Exercise directions:
Retype the entries, please, from their first line to the line containing "(L3w) -- (L3e);", exactly and only those lines, minus the pictures.
--- Start of Source data ---
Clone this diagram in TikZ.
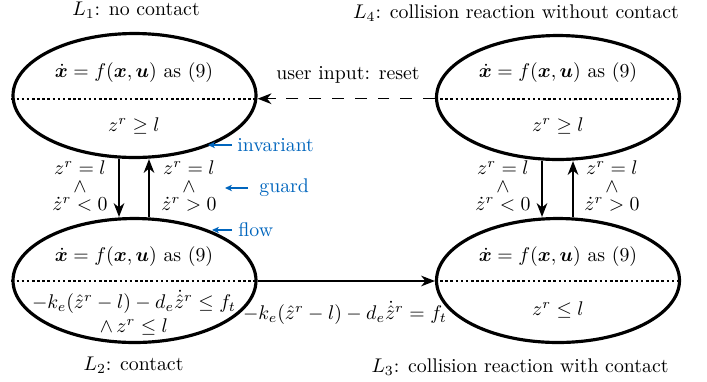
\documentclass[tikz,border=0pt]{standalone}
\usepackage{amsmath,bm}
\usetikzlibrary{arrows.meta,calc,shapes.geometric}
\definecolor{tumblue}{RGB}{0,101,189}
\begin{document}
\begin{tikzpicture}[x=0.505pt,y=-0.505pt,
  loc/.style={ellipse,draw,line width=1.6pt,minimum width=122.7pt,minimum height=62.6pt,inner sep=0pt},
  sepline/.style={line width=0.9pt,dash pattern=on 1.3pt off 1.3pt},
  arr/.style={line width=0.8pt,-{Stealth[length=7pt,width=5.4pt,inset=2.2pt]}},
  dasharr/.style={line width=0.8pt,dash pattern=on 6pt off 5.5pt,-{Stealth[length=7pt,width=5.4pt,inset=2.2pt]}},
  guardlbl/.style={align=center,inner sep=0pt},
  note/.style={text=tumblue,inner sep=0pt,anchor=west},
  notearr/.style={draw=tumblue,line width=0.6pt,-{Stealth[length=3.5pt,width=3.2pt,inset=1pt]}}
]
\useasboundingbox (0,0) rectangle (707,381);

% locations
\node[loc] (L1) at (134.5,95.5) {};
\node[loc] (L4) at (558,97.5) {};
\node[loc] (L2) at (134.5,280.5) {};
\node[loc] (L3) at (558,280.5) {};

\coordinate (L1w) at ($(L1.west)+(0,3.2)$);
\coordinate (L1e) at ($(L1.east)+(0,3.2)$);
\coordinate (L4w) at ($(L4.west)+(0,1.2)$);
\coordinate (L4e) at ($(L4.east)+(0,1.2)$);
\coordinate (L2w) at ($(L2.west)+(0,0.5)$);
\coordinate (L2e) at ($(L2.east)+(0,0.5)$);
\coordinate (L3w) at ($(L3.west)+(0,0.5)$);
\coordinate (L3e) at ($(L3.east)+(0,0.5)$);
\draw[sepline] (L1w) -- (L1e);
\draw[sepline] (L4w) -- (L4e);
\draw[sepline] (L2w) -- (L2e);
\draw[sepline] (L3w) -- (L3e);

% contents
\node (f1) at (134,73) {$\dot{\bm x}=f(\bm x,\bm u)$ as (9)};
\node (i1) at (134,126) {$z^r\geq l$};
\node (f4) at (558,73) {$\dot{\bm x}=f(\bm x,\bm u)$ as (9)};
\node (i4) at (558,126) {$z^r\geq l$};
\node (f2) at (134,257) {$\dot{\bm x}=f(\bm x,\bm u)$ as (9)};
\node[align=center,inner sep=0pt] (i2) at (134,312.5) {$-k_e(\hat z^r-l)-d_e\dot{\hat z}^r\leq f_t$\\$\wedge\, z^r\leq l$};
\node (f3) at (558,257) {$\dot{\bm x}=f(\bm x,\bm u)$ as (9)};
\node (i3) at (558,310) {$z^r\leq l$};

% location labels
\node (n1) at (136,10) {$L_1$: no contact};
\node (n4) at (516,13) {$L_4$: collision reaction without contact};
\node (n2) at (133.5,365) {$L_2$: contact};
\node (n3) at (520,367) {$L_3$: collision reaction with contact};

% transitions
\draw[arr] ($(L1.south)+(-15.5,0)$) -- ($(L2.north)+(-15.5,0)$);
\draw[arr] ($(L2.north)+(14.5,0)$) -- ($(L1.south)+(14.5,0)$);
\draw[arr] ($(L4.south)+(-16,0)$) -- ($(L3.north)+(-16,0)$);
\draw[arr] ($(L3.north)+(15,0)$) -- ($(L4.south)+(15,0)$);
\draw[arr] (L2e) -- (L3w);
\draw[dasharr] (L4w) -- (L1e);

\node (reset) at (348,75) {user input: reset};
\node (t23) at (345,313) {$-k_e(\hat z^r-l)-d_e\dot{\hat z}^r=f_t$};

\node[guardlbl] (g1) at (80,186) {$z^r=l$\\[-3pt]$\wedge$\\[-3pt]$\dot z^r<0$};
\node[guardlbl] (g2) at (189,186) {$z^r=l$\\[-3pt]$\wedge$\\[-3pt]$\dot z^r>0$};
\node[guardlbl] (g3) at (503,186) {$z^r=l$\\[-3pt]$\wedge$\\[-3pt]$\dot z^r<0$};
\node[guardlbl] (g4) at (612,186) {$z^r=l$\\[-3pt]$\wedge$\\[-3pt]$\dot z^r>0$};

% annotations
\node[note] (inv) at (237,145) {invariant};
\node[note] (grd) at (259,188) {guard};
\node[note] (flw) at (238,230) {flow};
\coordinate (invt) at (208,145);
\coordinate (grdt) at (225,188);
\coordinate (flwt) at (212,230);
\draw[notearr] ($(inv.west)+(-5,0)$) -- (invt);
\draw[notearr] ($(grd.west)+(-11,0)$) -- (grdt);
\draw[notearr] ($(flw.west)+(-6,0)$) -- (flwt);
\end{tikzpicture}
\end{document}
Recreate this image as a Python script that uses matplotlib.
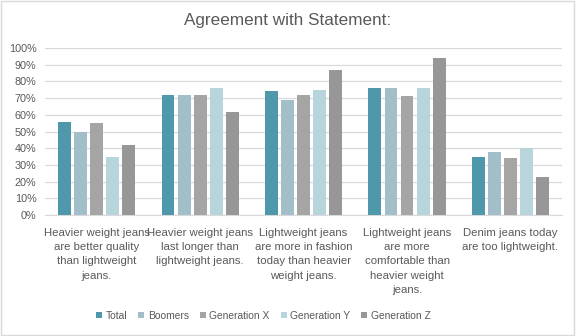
--- End of Source data ---
Complete answer:
Clone this diagram in TikZ.
\documentclass[tikz,border=0pt]{standalone}
\usepackage{amsmath,bm}
\usetikzlibrary{arrows.meta,calc,shapes.geometric}
\definecolor{tumblue}{RGB}{0,101,189}
\begin{document}
\begin{tikzpicture}[x=0.505pt,y=-0.505pt,
  loc/.style={ellipse,draw,line width=1.6pt,minimum width=122.7pt,minimum height=62.6pt,inner sep=0pt},
  sepline/.style={line width=0.9pt,dash pattern=on 1.3pt off 1.3pt},
  arr/.style={line width=0.8pt,-{Stealth[length=7pt,width=5.4pt,inset=2.2pt]}},
  dasharr/.style={line width=0.8pt,dash pattern=on 6pt off 5.5pt,-{Stealth[length=7pt,width=5.4pt,inset=2.2pt]}},
  guardlbl/.style={align=center,inner sep=0pt},
  note/.style={text=tumblue,inner sep=0pt,anchor=west},
  notearr/.style={draw=tumblue,line width=0.6pt,-{Stealth[length=3.5pt,width=3.2pt,inset=1pt]}}
]
\useasboundingbox (0,0) rectangle (707,381);

% locations
\node[loc] (L1) at (134.5,95.5) {};
\node[loc] (L4) at (558,97.5) {};
\node[loc] (L2) at (134.5,280.5) {};
\node[loc] (L3) at (558,280.5) {};

\coordinate (L1w) at ($(L1.west)+(0,3.2)$);
\coordinate (L1e) at ($(L1.east)+(0,3.2)$);
\coordinate (L4w) at ($(L4.west)+(0,1.2)$);
\coordinate (L4e) at ($(L4.east)+(0,1.2)$);
\coordinate (L2w) at ($(L2.west)+(0,0.5)$);
\coordinate (L2e) at ($(L2.east)+(0,0.5)$);
\coordinate (L3w) at ($(L3.west)+(0,0.5)$);
\coordinate (L3e) at ($(L3.east)+(0,0.5)$);
\draw[sepline] (L1w) -- (L1e);
\draw[sepline] (L4w) -- (L4e);
\draw[sepline] (L2w) -- (L2e);
\draw[sepline] (L3w) -- (L3e);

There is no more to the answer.